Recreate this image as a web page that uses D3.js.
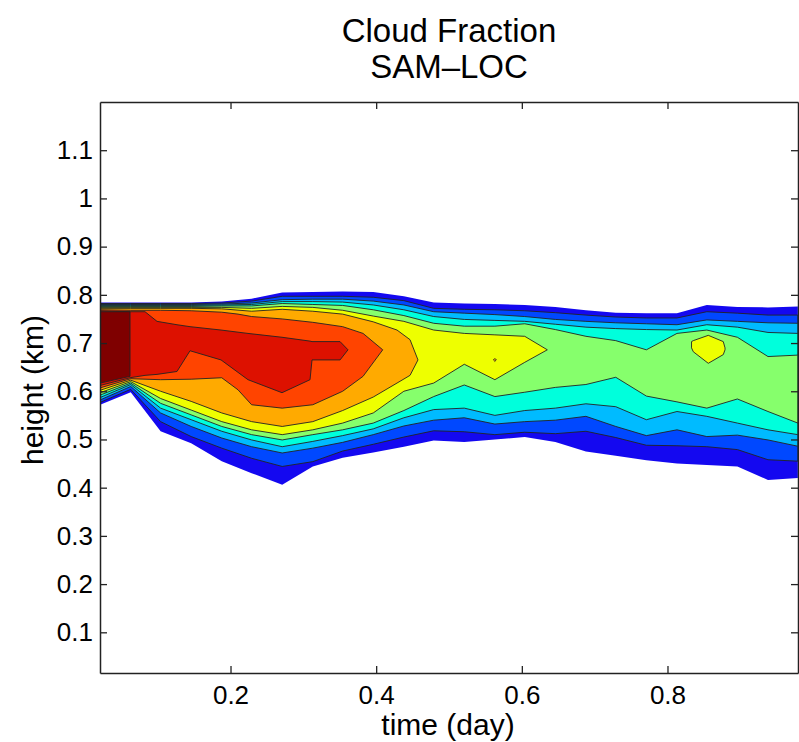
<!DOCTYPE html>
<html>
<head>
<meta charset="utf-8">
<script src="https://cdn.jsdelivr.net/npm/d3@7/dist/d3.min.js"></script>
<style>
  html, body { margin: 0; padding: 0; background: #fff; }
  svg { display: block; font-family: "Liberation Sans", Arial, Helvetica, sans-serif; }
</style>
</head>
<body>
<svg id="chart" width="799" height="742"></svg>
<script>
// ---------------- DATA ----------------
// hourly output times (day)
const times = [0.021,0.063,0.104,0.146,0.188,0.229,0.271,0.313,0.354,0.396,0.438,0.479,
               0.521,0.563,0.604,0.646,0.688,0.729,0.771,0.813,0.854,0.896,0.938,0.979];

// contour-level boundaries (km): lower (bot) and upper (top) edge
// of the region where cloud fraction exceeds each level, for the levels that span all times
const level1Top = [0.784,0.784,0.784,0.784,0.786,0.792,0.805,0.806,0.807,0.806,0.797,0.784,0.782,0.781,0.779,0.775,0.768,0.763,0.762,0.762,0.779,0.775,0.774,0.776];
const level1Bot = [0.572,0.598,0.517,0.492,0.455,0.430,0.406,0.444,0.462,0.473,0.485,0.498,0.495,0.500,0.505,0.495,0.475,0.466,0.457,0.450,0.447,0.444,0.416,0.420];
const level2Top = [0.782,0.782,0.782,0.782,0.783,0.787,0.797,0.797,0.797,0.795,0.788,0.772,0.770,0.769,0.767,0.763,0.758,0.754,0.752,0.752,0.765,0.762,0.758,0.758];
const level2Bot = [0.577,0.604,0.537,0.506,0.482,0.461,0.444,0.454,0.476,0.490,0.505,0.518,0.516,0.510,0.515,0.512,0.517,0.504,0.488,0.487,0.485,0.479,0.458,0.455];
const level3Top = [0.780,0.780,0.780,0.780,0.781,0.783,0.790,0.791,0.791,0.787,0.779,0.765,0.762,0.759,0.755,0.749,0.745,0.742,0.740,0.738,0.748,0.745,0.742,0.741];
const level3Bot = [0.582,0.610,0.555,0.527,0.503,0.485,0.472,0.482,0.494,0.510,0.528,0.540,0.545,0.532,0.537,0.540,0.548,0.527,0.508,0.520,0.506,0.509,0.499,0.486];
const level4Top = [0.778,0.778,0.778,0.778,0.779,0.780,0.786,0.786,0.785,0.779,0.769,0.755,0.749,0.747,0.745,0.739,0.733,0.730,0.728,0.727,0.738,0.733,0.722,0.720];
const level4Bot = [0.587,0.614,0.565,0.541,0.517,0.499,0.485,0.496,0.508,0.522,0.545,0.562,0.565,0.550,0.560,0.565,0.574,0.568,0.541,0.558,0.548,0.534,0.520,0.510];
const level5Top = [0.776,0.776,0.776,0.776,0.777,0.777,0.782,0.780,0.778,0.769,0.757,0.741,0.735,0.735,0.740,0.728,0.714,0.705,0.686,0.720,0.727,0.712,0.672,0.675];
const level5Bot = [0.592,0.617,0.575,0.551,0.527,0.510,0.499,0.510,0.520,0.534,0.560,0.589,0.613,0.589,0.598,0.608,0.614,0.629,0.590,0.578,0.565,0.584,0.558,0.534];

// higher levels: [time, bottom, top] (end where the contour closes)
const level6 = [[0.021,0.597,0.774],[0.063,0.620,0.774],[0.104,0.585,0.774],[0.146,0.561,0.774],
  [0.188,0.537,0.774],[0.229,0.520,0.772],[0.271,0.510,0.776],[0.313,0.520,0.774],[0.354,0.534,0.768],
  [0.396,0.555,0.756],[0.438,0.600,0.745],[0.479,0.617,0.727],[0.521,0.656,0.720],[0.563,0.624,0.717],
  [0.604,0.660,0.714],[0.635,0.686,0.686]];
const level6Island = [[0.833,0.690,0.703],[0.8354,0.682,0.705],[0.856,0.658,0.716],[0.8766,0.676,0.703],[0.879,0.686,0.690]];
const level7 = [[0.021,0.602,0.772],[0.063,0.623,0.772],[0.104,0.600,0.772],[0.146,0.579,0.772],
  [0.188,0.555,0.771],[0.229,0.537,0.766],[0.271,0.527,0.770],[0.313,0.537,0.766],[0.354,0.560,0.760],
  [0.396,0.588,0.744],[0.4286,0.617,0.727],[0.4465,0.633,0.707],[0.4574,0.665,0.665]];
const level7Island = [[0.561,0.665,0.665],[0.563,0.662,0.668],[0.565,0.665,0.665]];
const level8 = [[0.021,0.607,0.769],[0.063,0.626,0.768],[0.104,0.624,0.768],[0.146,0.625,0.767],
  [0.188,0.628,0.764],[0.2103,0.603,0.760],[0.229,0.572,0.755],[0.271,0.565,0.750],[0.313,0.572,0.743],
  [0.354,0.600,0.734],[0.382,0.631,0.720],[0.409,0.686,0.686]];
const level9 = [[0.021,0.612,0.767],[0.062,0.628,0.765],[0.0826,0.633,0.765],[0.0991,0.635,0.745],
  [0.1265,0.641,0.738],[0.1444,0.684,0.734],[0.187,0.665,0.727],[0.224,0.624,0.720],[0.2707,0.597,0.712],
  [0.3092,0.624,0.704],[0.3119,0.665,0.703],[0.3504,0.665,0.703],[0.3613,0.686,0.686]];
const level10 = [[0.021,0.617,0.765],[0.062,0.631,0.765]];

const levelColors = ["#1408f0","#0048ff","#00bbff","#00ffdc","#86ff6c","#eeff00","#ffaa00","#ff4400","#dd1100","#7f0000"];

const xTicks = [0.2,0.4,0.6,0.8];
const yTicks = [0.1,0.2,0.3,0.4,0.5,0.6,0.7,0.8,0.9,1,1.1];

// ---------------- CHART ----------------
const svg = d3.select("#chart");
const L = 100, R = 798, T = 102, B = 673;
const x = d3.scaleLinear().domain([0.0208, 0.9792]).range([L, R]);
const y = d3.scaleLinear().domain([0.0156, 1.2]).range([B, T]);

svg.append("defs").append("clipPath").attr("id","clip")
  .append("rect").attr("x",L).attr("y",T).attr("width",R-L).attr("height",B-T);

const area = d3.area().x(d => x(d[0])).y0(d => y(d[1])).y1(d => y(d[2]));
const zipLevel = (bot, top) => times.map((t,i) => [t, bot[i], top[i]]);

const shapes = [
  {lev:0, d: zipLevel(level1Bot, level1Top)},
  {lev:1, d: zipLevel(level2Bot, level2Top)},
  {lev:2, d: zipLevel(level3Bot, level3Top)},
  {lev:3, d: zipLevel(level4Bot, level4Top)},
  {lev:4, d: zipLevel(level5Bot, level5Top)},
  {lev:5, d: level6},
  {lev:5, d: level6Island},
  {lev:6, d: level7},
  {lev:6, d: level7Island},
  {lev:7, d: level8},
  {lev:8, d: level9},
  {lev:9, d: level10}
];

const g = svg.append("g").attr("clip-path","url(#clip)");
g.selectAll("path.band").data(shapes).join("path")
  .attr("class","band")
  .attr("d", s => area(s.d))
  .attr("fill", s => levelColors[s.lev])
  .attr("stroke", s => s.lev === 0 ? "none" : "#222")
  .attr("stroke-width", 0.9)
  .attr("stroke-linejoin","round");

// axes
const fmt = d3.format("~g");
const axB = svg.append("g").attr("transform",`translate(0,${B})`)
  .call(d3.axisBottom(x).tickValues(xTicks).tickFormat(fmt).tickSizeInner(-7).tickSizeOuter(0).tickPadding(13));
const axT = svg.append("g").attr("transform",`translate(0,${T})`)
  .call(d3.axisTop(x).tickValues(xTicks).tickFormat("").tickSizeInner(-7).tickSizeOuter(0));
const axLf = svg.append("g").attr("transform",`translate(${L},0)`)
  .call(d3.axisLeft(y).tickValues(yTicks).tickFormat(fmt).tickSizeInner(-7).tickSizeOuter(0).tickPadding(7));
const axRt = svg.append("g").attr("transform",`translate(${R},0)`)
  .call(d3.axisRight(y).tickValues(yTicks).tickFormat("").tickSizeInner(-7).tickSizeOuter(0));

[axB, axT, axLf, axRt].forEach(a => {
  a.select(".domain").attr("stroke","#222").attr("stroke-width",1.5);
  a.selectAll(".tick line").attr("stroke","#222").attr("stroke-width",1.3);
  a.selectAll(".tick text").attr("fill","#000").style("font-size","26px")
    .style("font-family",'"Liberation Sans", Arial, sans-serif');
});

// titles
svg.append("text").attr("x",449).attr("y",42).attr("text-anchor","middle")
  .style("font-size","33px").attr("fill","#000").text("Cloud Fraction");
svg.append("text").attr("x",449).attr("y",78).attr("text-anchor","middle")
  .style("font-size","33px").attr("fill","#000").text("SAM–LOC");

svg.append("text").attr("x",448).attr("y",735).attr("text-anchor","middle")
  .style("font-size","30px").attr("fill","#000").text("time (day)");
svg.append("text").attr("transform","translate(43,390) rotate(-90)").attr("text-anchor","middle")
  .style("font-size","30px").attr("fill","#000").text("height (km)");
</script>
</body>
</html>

Aim: Go through the listing above and return every line where the word "that" occurs.

Correct response:
Recreate this image as a web page that uses D3.js.
// of the region where cloud fraction exceeds each level, for the levels that span all times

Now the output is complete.